1.   We have no control over what other people think of us. 

    No mater what we do or say, we will never receive acceptance from everyone. We can try to do and say everything “perfectly,” but this will not only drive you crazy and leave you feeling exhausted, it will also not lead to acceptance from everyone. When others do not like us or say hurtful things to us, it usually has more to do with them and very little to do with us. While we don’t have control over what others think, we can control the extent to how we let it affect us. 

2.   What we perceive others think about us can become a self-fulfilling prophecy. 

    If we think that we are viewed a certain way by others, we still start to become that. Our thinking influences our behavior, so if we think that we are perceived a certain way, we will start to behave in ways that make it true. The problem is our perceptions may not align with how we are actually viewed by others and we may start to live an inauthentic life. 

3.   People do not care as much as we think they do. 

    Go through a day and notice how often you focus on what others are doing and saying. You will probably realize that you are more concerned with your own actions than by what others are doing.

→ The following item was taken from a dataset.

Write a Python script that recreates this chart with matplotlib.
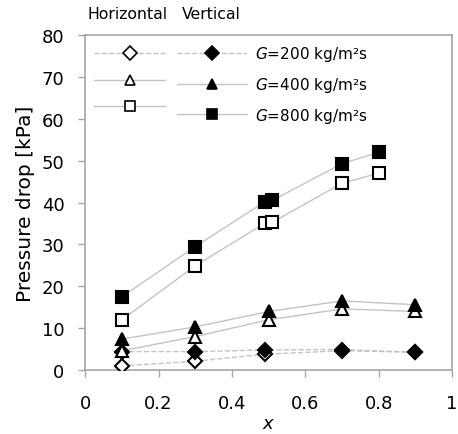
import numpy as np
import matplotlib
matplotlib.use("Agg")
import matplotlib.pyplot as plt
from matplotlib.lines import Line2D

# horizontal tube (open markers)
x_h200 = [0.1, 0.3, 0.49, 0.7, 0.9]
y_h200 = [1.0, 2.1, 3.8, 4.6, 4.3]
x_h400 = [0.1, 0.3, 0.5, 0.7, 0.9]
y_h400 = [4.6, 8.0, 12.0, 14.6, 14.0]
x_h800 = [0.1, 0.3, 0.49, 0.51, 0.7, 0.8]
y_h800 = [12.0, 24.9, 35.1, 35.3, 44.6, 47.0]

# vertical tube (filled markers)
x_v200 = [0.1, 0.3, 0.49, 0.7, 0.9]
y_v200 = [4.4, 4.4, 4.8, 4.9, 4.2]
x_v400 = [0.1, 0.3, 0.5, 0.7, 0.9]
y_v400 = [7.4, 10.3, 14.0, 16.5, 15.6]
x_v800 = [0.1, 0.3, 0.49, 0.51, 0.7, 0.8]
y_v800 = [17.5, 29.5, 40.2, 40.5, 49.3, 52.0]

labels = ["$G$=200 kg/m²s", "$G$=400 kg/m²s", "$G$=800 kg/m²s"]

line_c = "#c4c4c4"
frame_c = "#a6a6a6"

fig = plt.figure(figsize=(4.58, 4.35), dpi=100)
ax = fig.add_axes([0.186, 0.147, 0.801, 0.770])

series = [
    (x_h200, y_h200, "D", "white", "--", 7.5),
    (x_v200, y_v200, "D", "black", "--", 7.5),
    (x_h400, y_h400, "^", "white", "-", 9),
    (x_v400, y_v400, "^", "black", "-", 9),
    (x_h800, y_h800, "s", "white", "-", 9),
    (x_v800, y_v800, "s", "black", "-", 9),
]
for xs, ys, m, fc, ls, ms in series:
    ax.plot(xs, ys, color=line_c, lw=1.0, ls=ls, zorder=1)
    ax.plot(xs, ys, ls="none", marker=m, ms=ms, mfc=fc, mec="black",
            mew=1.5, zorder=3)

ax.set_xlim(0, 1)
ax.set_ylim(0, 80)
ax.set_xticks(np.arange(0, 1.01, 0.2))
ax.set_xticklabels(["0", "0.2", "0.4", "0.6", "0.8", "1"])
ax.set_yticks(np.arange(0, 81, 10))
ax.tick_params(axis="both", labelsize=13, color=frame_c, length=5,
               width=1.0, direction="out")
ax.tick_params(axis="x", pad=12)
ax.tick_params(axis="y", pad=10)
for s in ax.spines.values():
    s.set_color(frame_c)
    s.set_linewidth(1.2)

ax.set_xlabel("$x$", fontsize=13, labelpad=2)
ax.set_ylabel("Pressure drop [kPa]", fontsize=14.5, labelpad=5)

# legend: horizontal column (no labels) then vertical column with labels
handles = []
for m, ls in [("D", "--"), ("^", "-"), ("s", "-")]:
    handles.append(Line2D([], [], color=line_c, ls=ls, lw=1.0, marker=m,
                          ms=7, mfc="white", mec="black", mew=1.2))
for m, ls in [("D", "--"), ("^", "-"), ("s", "-")]:
    handles.append(Line2D([], [], color=line_c, ls=ls, lw=1.0, marker=m,
                          ms=7, mfc="black", mec="black", mew=1.2))
leg = ax.legend(handles, ["", "", ""] + labels, ncol=2, frameon=False,
                loc="upper left", bbox_to_anchor=(-0.008, 1.01),
                fontsize=11, handlelength=4.6, handletextpad=0.5,
                columnspacing=0.3, labelspacing=0.78, borderaxespad=0.4)

fig.text(0.19, 0.966, "Horizontal", fontsize=11.3, va="center")
fig.text(0.397, 0.966, "Vertical", fontsize=11.3, va="center")

fig.savefig("out.png", dpi=100)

The truth is, we notice our own perceived flaws more than anyone else does. 

4.   What is the worst case scenario?

    When you find yourself worrying that someone is thinking negatively about you, ask yourself what is the worst thing that could happen as a result? If they were thinking negatively of you, ask yourself what would then happen? What is the worst thing that could happen and how likely is this to actually happen? Would their thinking affect the most important things in your life, such as your relationships, your values, your passion? Even if people think negatively of us, this does not have the power to cause direct harm to us.